- Film poster
- Directed by: Scott Patterson
- Written by: George Elliot
- Produced by: David Wood
- Starring: George Elliot Holly Brisley Rhys Muldoon
- Cinematography: Roger Lanser
- Edited by: Michael Horwitz Tim Wellburn
- Music by: Subvision
- Production company: Miracle Productions
- Distributed by: Elliot Bros Film Distribution Roadshow Entertainment
- Release date: 18 August 2004;
- Running time: 103 minutes
- Country: Australia
- Language: English
- Budget: $4,000,000 (AUD)
- Box office: A$208,739 (Australia)

= The Crop (film) =

The Crop is a 2004 Australian comedy film set during the 1980s.

==Plot==
The Crop, is set in the early 1980s in Australia, and is about larrikin nightclub owner, Ronnie 'Blade' Gillette (George Elliot), and his barmaid girlfriend Geraldine (Holly Brisley). Two months after random breath testing has been introduced, Blade realises he's going broke. Afraid of driving under the influence, his customers are not buying his grog, they're going out to the carpark to smoke dope.

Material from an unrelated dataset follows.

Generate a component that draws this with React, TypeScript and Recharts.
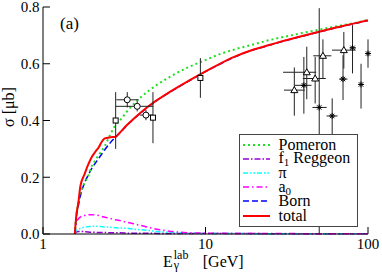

Like any good businessman, Blade decides he needs a strategy. He decides to grow some dope as a way out of his financial hole. Blade and his best mate, Wack (Rhys Muldoon), set about growing their crop of weed on a property owned by the father of his girlfriend but they soon get caught in a bind between crooked cops and a ruthless moneylender.

==Cast==

| Actor | Character |
|---|---|
| George Elliot | Ronnie 'Blade' Gillette |
| Holly Brisley | Geraldine |
| Rhys Muldoon | David 'Wack' Kowakski |
| Rudi Baker | Billy Bong |
| Tony Barry | Senior |
| Kelly Butler | Jacki |
| Sam O'Dell | Danny |
| Rob Steele | Malone |
| Vincent Stone | Dago |
| Tahnee Stroet | Tania |
| Bruce Venables | Wally Eye |
| Kristy Wright | Nancy |
| Ross Newton | Cop |

==Box office==
The Crop received numerous poor reviews.
and only grossed $208,739 (AUD) at the box office in Australia.

==Reception==
The Crop received the prize for 'Best International Feature Film' at the New York International Film Festival in 2005.